Seemingly invincible empires. What happened next. They evapourated. Not a trace remains (well actually there are relics, but that is all). What has this got to do with the price of fish fingers? Well the question no one has mentioned, not the Brexit mob or the Stay campaign. What would a Brexit do to the rest of the EU? Everything I've seen seems to simply assume that the EU will carry on regsardless. But what if it doesn't? What if the UK leaving precipitates the collapse of the whole house of cards?

I guess if you subscribe to the UKIP agenda, everyone will be massively better off and everyone will have their own mini free trade deals. It is quite reasonable to assume that some countries will do ok, but what about the newer members, those on the Eastern periphery. Those next to the Russian sphere of influence. Although individually these are relatively small markets for the UK PLC, add them all up and they become significantly more important. The question has to be how will a bearish Russia react. Will they sit idly by and say "thats nice" or will they take full advantage of the situation. Countries like Latvia, Lithuanian and Estonia will find themselves massively exposed. With their access to markets disappearing, the Russians will not miss the opportunity. They won't need to exercise military might. They will simply use their economic might to squeeze until something gives. Then there is Poland, Bulgaria, Slovakia and the other Balkan countries. How will they copw with such a shock.

Now you may not think any of this matters. You may think that security is not an issue in relation to the EU and that NATO deal with security. There is however more to security than guns and bullets. The USSR collapsed due to financial considerations, not because of bullets. The concept that Putins Russia will see a Brexit as anything other than a massive opportunity is very naive in the extreme. There is a view that this isn't our problem. But a fragmented Europe on our doorstep cannot be anything other than a risk.
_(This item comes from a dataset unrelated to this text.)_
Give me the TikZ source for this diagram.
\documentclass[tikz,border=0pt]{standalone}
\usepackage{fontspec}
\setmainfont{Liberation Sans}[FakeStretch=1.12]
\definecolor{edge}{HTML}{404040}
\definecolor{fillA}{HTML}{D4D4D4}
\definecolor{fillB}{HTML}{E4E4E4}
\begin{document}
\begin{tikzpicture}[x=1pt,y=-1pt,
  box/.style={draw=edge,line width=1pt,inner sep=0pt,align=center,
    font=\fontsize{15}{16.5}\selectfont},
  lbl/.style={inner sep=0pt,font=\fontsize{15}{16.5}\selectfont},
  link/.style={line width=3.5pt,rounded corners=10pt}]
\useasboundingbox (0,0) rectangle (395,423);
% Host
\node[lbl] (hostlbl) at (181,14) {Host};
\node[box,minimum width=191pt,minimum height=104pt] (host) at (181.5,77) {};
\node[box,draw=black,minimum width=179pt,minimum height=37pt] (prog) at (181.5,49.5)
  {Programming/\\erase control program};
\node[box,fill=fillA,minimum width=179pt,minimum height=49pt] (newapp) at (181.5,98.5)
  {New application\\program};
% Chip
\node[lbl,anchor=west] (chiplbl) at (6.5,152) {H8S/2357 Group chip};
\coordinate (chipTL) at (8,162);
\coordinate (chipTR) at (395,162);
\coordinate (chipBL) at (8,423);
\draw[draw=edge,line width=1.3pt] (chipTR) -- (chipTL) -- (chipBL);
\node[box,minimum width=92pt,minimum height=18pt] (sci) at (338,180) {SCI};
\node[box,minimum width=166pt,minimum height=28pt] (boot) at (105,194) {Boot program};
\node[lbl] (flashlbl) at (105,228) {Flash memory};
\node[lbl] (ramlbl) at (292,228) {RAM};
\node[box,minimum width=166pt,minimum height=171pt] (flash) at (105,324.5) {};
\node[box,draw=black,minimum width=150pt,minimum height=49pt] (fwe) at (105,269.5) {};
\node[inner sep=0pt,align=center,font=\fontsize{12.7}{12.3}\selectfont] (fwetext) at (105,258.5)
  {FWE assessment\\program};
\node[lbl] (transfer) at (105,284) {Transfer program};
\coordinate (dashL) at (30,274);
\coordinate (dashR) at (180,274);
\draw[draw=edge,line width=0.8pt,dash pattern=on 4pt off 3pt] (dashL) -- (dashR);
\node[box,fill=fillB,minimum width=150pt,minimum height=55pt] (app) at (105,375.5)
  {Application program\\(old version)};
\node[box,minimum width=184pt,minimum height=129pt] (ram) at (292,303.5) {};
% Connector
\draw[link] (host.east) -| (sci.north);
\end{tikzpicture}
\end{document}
For many of us raised in the 60's and 70's, the USSR seemed like a permanent feature, a fact of life. What replaced it? Look at the situation in the Ukraine and in Georgia. Stability has been replaced by war. I doubt whether anyone anticipated this when the Berlin wall came down. I dount too many thought the USSR would dissolve in the way it did, almost overnight. In the EU, should the UK go, many countries will be forced to re-evaluate their membership and put their narrow naional interests first. Whilst for rich, stable countries such as Germany and France, this is likely to not be a problem, the poorer nations that are relying on the EU to help them build prosperity, that couild be devastating. Who knows what sort of regimes will thrive in such circumstances. Wheras we now have economic migrants from Poland and other Eastern states, we may well find we get a wholly different sort of migrant, ones who need massive financial assistance.

Now all of this is wild speculation, but the truth is no one has a clue. Not you, me or David Cameron. All we know is that we are spinning the roulette wheel. It is more than the house that we are putting on number 13. Doesn't mean we won't win, but it is a massive leap into the unknown. The main argument for taking the risk that I've heard is so that we can free our economy from regulation and bureaucracy, but I've yet to see any examples of which rules and regulations will be dumped. To convince me, the OUT campaign need to give examples and demonstrate why these make itw orth taking the risk.